Oh Al: that Bhuddist Temple, the lies about fund-raising, the self deception about the nature of this administration. Al: a head of gold, arms of silver, thighs of iron, feet of clay. And George W. Bush will not let us forget it. Neither will John of Patmos!
And yes, George W. Bush? That Compassionate Conservative? The Reformer with results? The Education governor? He told us last Tuesday night, “I will stand on principle, and bring honor to the electoral process and to the office I seek.”
O George W.! The gross deceptions in advertisements regarding the character and record of your opponent, the tons of money proffered and the claims of those who will claim you and your anticipated administration! You are either bought, or they are shaken down. A head of gold, arms of silver, thighs of iron, feet of clay. And Albert Gore will not let us forget it. Neither will John of Patmos!
You see, what John paints for us in this sizzling revelation is a picture of the kingdoms, the empires, the nations of the earth, their leaders, parties and claims regardless of the number of F-16s, nuclear submarines, multi-trillion dollar economies, astounding technologies. John presents a picture of nations, of empires, resting on flawed, crumbling foundations, over the long term vulnerable to break-up, dropping like chaff to a threshing room floor, strewn by the wind into the wild blue void. . .
And the one who finally deserves our loyalty, the one we can count on? How shall this one be described? The One whose feet, as John describes, are not of clay, but rather like burnished bronze, refined as in a fire; the One whose kingdom, whose domain, whose realm we pledge our allegiance to, neither Republican nor Democrat, but one where we pledge to peace born of justice, to fairness, to the recognition of everyone’s full humanity, the right to health, homes, education, useful, creative work. We need remind our front runners of this mandate. John of Patmos does.
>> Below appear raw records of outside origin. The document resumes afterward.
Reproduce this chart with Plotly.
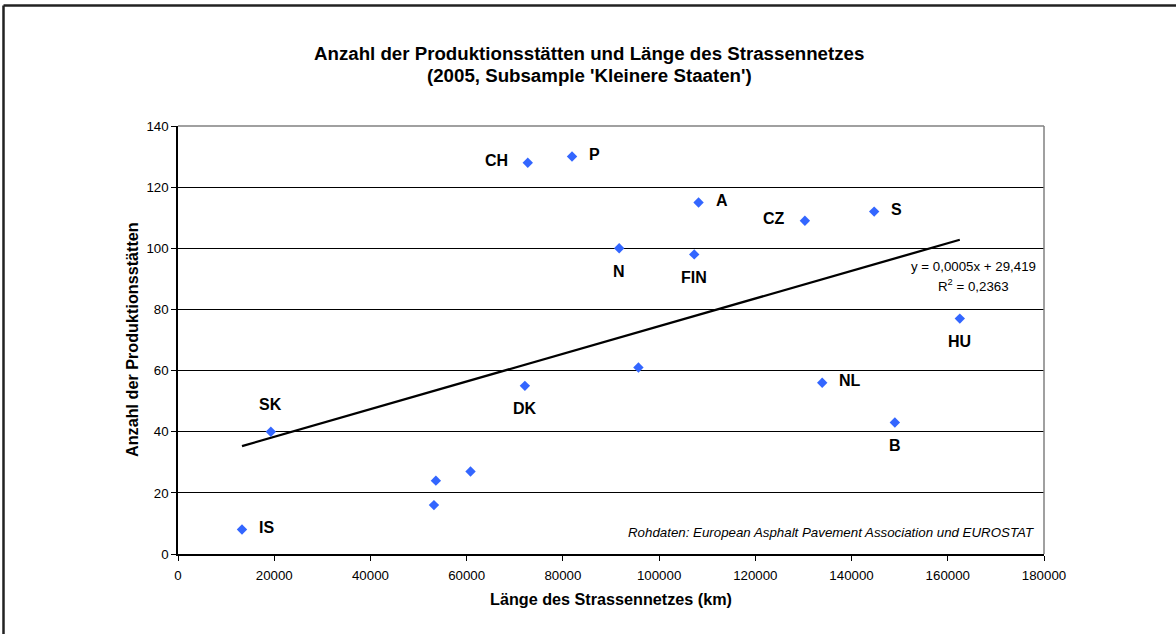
import numpy as np
import plotly.graph_objects as go

# ---- data ----
countries = ["IS", "SK", "", "", "", "DK", "CH", "P", "N", "", "FIN", "A", "CZ", "NL", "S", "B", "HU"]
strassen_km = [13300, 19300, 53200, 53600, 60800, 72100, 72700, 81900, 91700, 95700,
               107300, 108200, 130300, 133900, 144700, 149000, 162500]
produktionsstaetten = [8, 40, 16, 24, 27, 55, 128, 130, 100, 61, 98, 115, 109, 56, 112, 43, 77]
label_side = ["right", "above", "", "", "", "below", "left", "right", "below", "",
              "below", "right", "left", "right", "right", "below", "below"]

x_ticks = [0, 20000, 40000, 60000, 80000, 100000, 120000, 140000, 160000, 180000]
y_ticks = [0, 20, 40, 60, 80, 100, 120, 140]

title_line1 = "Anzahl der Produktionsstätten und Länge des Strassennetzes"
title_line2 = "(2005, Subsample 'Kleinere Staaten')"
x_title = "Länge des Strassennetzes (km)"
y_title = "Anzahl der Produktionsstätten"
eq_line1 = "y = 0,0005x + 29,419"
eq_line2 = "R<sup>2</sup> = 0,2363"
source_note = "Rohdaten: European Asphalt Pavement Association und EUROSTAT"

FONT = "Liberation Sans, Arial, sans-serif"
W, H = 1176, 634
ML, MR, MT, MB = 178, 132, 126, 80
PW, PH = W - ML - MR, H - MT - MB


def px_to_paper_x(px):
    return (px - ML) / PW


def px_to_paper_y(py):
    return (H - MB - py) / PH


# linear trendline (least squares) over the data range
xs = np.array(strassen_km, dtype=float)
ys = np.array(produktionsstaetten, dtype=float)
slope, intercept = np.polyfit(xs, ys, 1)
tx = np.array([xs.min(), xs.max()])
ty = slope * tx + intercept

fig = go.Figure()
fig.add_trace(go.Scatter(x=tx, y=ty, mode="lines",
                         line=dict(color="black", width=2.3),
                         hoverinfo="skip", showlegend=False))
fig.add_trace(go.Scatter(x=strassen_km, y=produktionsstaetten, mode="markers",
                         marker=dict(symbol="diamond", size=8, color="#3366FF",
                                     line=dict(width=0)),
                         showlegend=False))

offsets = {
    "right": dict(xanchor="left", yanchor="middle", xshift=15, yshift=2),
    "left": dict(xanchor="right", yanchor="middle", xshift=-18, yshift=2),
    "below": dict(xanchor="center", yanchor="middle", xshift=0, yshift=-23),
    "above": dict(xanchor="center", yanchor="middle", xshift=0, yshift=27),
}
annotations = []
for c, xv, yv, side in zip(countries, strassen_km, produktionsstaetten, label_side):
    if not c:
        continue
    annotations.append(dict(x=xv, y=yv, xref="x", yref="y", text=c, showarrow=False,
                            font=dict(family=FONT, size=16, color="black", weight="bold"),
                            **offsets[side]))

# title
annotations.append(dict(x=px_to_paper_x(589), y=px_to_paper_y(54), xref="paper", yref="paper",
                        text=title_line1, showarrow=False, xanchor="center", yanchor="middle",
                        font=dict(family=FONT, size=18.7, color="black", weight="bold")))
annotations.append(dict(x=px_to_paper_x(589), y=px_to_paper_y(75), xref="paper", yref="paper",
                        text=title_line2, showarrow=False, xanchor="center", yanchor="middle",
                        font=dict(family=FONT, size=18.7, color="black", weight="bold")))
# axis titles
annotations.append(dict(x=0.5, y=px_to_paper_y(599), xref="paper", yref="paper",
                        text=x_title, showarrow=False, xanchor="center", yanchor="middle",
                        font=dict(family=FONT, size=16.2, color="black", weight="bold")))
annotations.append(dict(x=px_to_paper_x(132), y=0.5, xref="paper", yref="paper",
                        text=y_title, showarrow=False, xanchor="center", yanchor="middle",
                        textangle=-90,
                        font=dict(family=FONT, size=16.2, color="black", weight="bold")))
# trendline equation
annotations.append(dict(x=px_to_paper_x(973), y=px_to_paper_y(266), xref="paper", yref="paper",
                        text=eq_line1, showarrow=False, xanchor="center", yanchor="middle",
                        font=dict(family=FONT, size=13.3, color="black")))
annotations.append(dict(x=px_to_paper_x(973), y=px_to_paper_y(285), xref="paper", yref="paper",
                        text=eq_line2, showarrow=False, xanchor="center", yanchor="middle",
                        font=dict(family=FONT, size=13.3, color="black")))
# source note
annotations.append(dict(x=px_to_paper_x(1036), y=px_to_paper_y(532), xref="paper", yref="paper",
                        text=source_note, showarrow=False, xanchor="right", yanchor="middle",
                        font=dict(family=FONT, size=13.3, color="black", style="italic")))

shapes = [
    # plot-area border (top/right, grey)
    dict(type="line", xref="paper", yref="paper", x0=0, x1=1, y0=1, y1=1,
         line=dict(color="#808080", width=1.5), layer="above"),
    dict(type="line", xref="paper", yref="paper", x0=1, x1=1, y0=0, y1=1,
         line=dict(color="#808080", width=1.5), layer="above"),
    # outer chart frame (top and left edges visible)
    dict(type="line", xref="paper", yref="paper",
         x0=px_to_paper_x(3.5), x1=px_to_paper_x(1180), y0=px_to_paper_y(5.5), y1=px_to_paper_y(5.5),
         line=dict(color="#222222", width=2.5), layer="above"),
    dict(type="line", xref="paper", yref="paper",
         x0=px_to_paper_x(3.5), x1=px_to_paper_x(3.5), y0=px_to_paper_y(5.5), y1=px_to_paper_y(640),
         line=dict(color="#222222", width=2.5), layer="above"),
]

fig.update_layout(
    width=W, height=H,
    margin=dict(l=ML, r=MR, t=MT, b=MB, autoexpand=False),
    paper_bgcolor="white", plot_bgcolor="white",
    font=dict(family=FONT, size=13.3, color="black"),
    annotations=annotations, shapes=shapes,
    showlegend=False,
)
fig.update_xaxes(range=[0, 180000], tickvals=x_ticks, ticktext=[str(v) for v in x_ticks],
                 showgrid=False, zeroline=False, showline=True, linecolor="black", linewidth=1.5,
                 ticks="outside", ticklen=5, tickcolor="black", tickwidth=1,
                 ticklabelstandoff=3,
                 tickfont=dict(family=FONT, size=13.3, color="black"))
fig.update_yaxes(range=[0, 140], tickvals=y_ticks, ticktext=[str(v) for v in y_ticks],
                 showgrid=True, gridcolor="black", gridwidth=1, zeroline=False,
                 showline=True, linecolor="black", linewidth=1.5,
                 ticks="outside", ticklen=5, tickcolor="black", tickwidth=1,
                 tickfont=dict(family=FONT, size=13.3, color="black"))

# remove the browser's default 8px body margin so the chart sits at the page origin
fig.write_html("out.html", config={"displayModeBar": False},
               post_script="document.body.style.margin='0';document.body.style.overflow='hidden';")
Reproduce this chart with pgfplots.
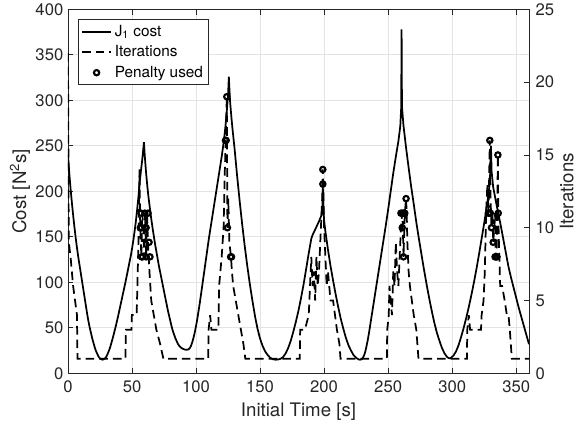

And friends, most importantly, John knows our hope lies with the One who loves and frees us by his blood, the one “pierced”, who comes to us as brother, friend, and whose sovereignty is expressed in servanthood. The magnificent image of the Son of Man John offers us comes as paradox, for John draws him also as one who hangs pierced and bleeding on a cross. That this figure should be the center of history, the saving presence, the one who becomes no less vulnerable than we; that this figure, the one who dines with a prostitute, who drops off for lunch with a social reject, who talks with children while anyone with any political savvy knows Caesar’s hated legions roam the city streets, that this one who searches out those who miss the social register by a mile and skips over those dripping with credentials and pedigrees, that this one should shoulder both the tragedy and triumph of creation rests at the core of John’s victory letter. He confesses the one whose hands hold all of history is the one who sinks most deeply into history, becomes vulnerable to it, and illustrates sovereignty through servanthood, rulership through selfless witness, and dies-dies-abandoned in a bloody mess where love, justice, fairness, goodness, appear nowhere to be found, yet-yet-trusts through the abuse and brutality of the Cross in the God who can take even that most miserable of instruments and transform them into an instrument-who would guess it-an instrument of forgiving, transforming love. Talk about sovereignty over circumstances! Talk about rulership of history! Talk about hope!
Now there, my friends, there at the Cross, in season and out, against everything threatening our lives, John offers us One, the ruler of the Cosmos, in whom we can finally, lastingly-thank God-ultimately trust!